I wasn’t the first to buy much-hyped thriller INFERNO by THE DA VINCI CODE author Dan Brown but I’m glad I eventually did. But you’ll be surprised why.
The Kindle verson of the book was pricey these days when great books can be had for $2.99. So I waited to read some reviews before deciding.
The reviews for INFERNO were a mixed lot. Some raved, others were lukewarm. And one was entitled “Meh.”
That bugged me. Whether the book is good or bad, Mr. Brown is a master art historian and he has the best support network that traditional publishing can buy. Tom Hanks stars in the movies. This superpower combo only earned a “meh” as a measure of reader satisfaction?
I had to judge for myself.
INFERNO is equal parts art history and thriller. As in Brown’s 3 previous books, Harvard professor Robert Langdon finds himself in an improbable situation (this time in Italy) that his vast knowledge of art and religious/historic symbols give him the unique ability to decode. He picks up a female sidekick; this time it is an American doctor who saves his life but guards her own secrets. And as in the previous books, Brown gives us a dramatic global issue with a big moral punch and leaves us wondering if it could be true. The antagonist, a mad scientist (depending on your political views) is sight unseen through 99% of the book although his horrible creation is seen by various characters and is the item Langdon eventually realizes he must find.
In one point in the book, maybe because the clues weren’t exactly coming together, there is a tiny logic leap. There’s also a nagging wonder why the mad scientist set up this bizarre trail for someone to follow–never really got a good explanation of the motivation, but the book is so engrossing those points are forgivable.

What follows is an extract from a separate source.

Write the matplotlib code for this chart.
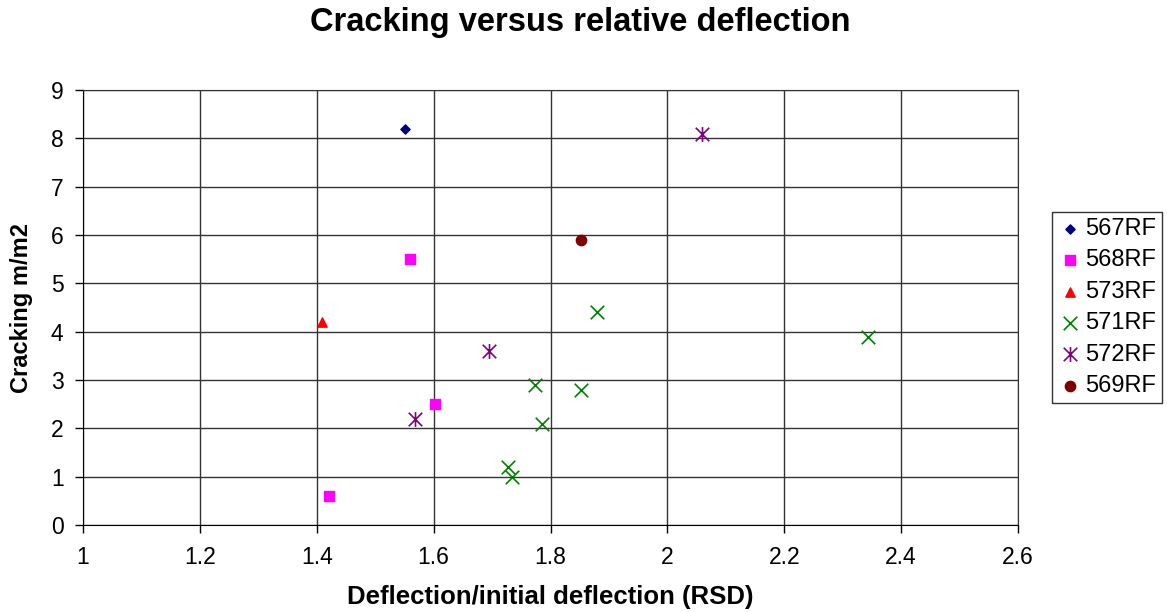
import matplotlib
matplotlib.use("Agg")
import matplotlib.pyplot as plt
from matplotlib.path import Path

plt.rcParams['font.family'] = ['Liberation Sans', 'DejaVu Sans']

# Data
s567_x = [1.551]
s567_y = [8.2]
s568_x = [1.559, 1.603, 1.421]
s568_y = [5.5, 2.5, 0.6]
s573_x = [1.409]
s573_y = [4.2]
s571_x = [1.880, 1.773, 1.853, 1.785, 1.727, 1.734, 2.344]
s571_y = [4.4, 2.9, 2.8, 2.1, 1.2, 1.0, 3.9]
s572_x = [1.694, 1.568, 2.059]
s572_y = [3.6, 2.2, 8.1]
s569_x = [1.852]
s569_y = [5.9]

x_ticks = [1, 1.2, 1.4, 1.6, 1.8, 2, 2.2, 2.4, 2.6]
x_ticklabels = ["1", "1.2", "1.4", "1.6", "1.8", "2", "2.2", "2.4", "2.6"]
y_ticks = list(range(0, 10))

# Excel-like star marker: X with a vertical bar
star = Path([(-1, -1), (1, 1), (-1, 1), (1, -1), (0, -1.1), (0, 1.1)],
            [Path.MOVETO, Path.LINETO, Path.MOVETO, Path.LINETO, Path.MOVETO, Path.LINETO])

W, H = 1167, 612
fig = plt.figure(figsize=(W / 100, H / 100), dpi=100)
ax = fig.add_axes([83 / W, 1 - 525 / H, (1018 - 83) / W, (525 - 90) / H])

ax.scatter(s567_x, s567_y, marker='D', s=22, color='#000080', label='567RF', zorder=3)
ax.scatter(s568_x, s568_y, marker='s', s=45, color='#FF00FF', label='568RF', zorder=3)
ax.scatter(s573_x, s573_y, marker='^', s=45, color='#FF0000', label='573RF', zorder=3)
ax.scatter(s571_x, s571_y, marker='x', s=95, color='#008000', linewidths=1.2, label='571RF', zorder=3)
ax.scatter(s572_x, s572_y, marker=star, s=115, color='#800080', linewidths=1.2, label='572RF', zorder=3)
ax.scatter(s569_x, s569_y, marker='o', s=55, color='#800000', label='569RF', zorder=3)

ax.set_xlim(1, 2.6)
ax.set_ylim(0, 9)
ax.set_xticks(x_ticks)
ax.set_xticklabels(x_ticklabels)
ax.set_yticks(y_ticks)
ax.grid(True, color='#333333', linewidth=1.0)
ax.set_axisbelow(True)
for sp in ax.spines.values():
    sp.set_color('#333333')
ax.spines['left'].set_color('black')
ax.spines['bottom'].set_color('black')
ax.tick_params(axis='both', direction='out', length=6, labelsize=16.5, colors='black', width=1)
ax.tick_params(axis='x', pad=9)
ax.tick_params(axis='y', pad=8)

fig.text(550 / W, 1 - 597 / H, 'Deflection/initial deflection (RSD)', fontsize=18.5,
         fontweight='bold', ha='center', va='center')
fig.text(22 / W, 1 - 308 / H, 'Cracking m/m2', fontsize=17, fontweight='bold',
         ha='center', va='center', rotation=90)
fig.text(580 / W, 1 - 23 / H, 'Cracking versus relative deflection', fontsize=23.5,
         fontweight='bold', ha='center', va='center')

leg = fig.legend(loc='upper left', bbox_to_anchor=(1052 / W, 1 - 212 / H), fontsize=17,
                 frameon=True, fancybox=False, edgecolor='black', borderpad=0.25,
                 handletextpad=0.15, handlelength=1.0, labelspacing=0.4, borderaxespad=0)
leg.get_frame().set_linewidth(1.0)

fig.savefig('out.png', dpi=100)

Excellent twist at the end.
Far from being a “meh,” the book has great moments of action, characters who are shape-shifters in how they are perceived by both the reader and Langdon, and big doses of art and history. Readers who forget that Langdon is a Harvard professor might get impatient with the descriptions of the Italian masters, the history of buildings in Florence, and the architecture in Istanbul, but I really enjoyed the background information.
The only real knock I have is that the pre-launch book hype led me to believe that Langdon would be pursuing clues rendered by the poem by Dante of the same name. Instead, Langdon follows clues provided by artwork and music inspired by the poem. There’s a subtle difference and although Langdon needs a copy of the poem at one point to decipher a clue, the book is more of an art hunt than an immersion into the poem itself. THE DA VINCI code seemed to have more meat on it when it came to the source material Langdon had to work with.
No spoilers here, but I will say that INFERNO’s ending leaves us wondering if the events could be true, not nowhere to the extent of the end of the DA VINCI CODE. But I wonder if in a few years we won’t hear some techies talk about just such possibilities.
One other thing. As I said, Dan Brown is a big name in publishing and I would have thought that his book production team would be the best that money can buy. But the Kindle version of the book was poorly formatted and included lots of junk at the beginning that the reader had to click through. Probably the biggest ebook launch of the year and the publisher hadn’t a clue how to properly format an ebook!? This is why traditional publishing is putting itself out of business.
Why would a writer who obviously has been to Italy more than once, and a publishing house that could easily afford to put an actual editor in place on his books, talk about taking the “red eye” from Florence to Boston? Has no one ever flown in that crowd? Red eyes go east, for starters, not west. And Alitalia’s last (and not non-stop) flight of the day leaves around 10 in the morning. Sloppy.
Yes, it just goes to show that traditional publishers aren’t necessarily turning out a better edited product than independent authors. But their marketing has more $$ behind it.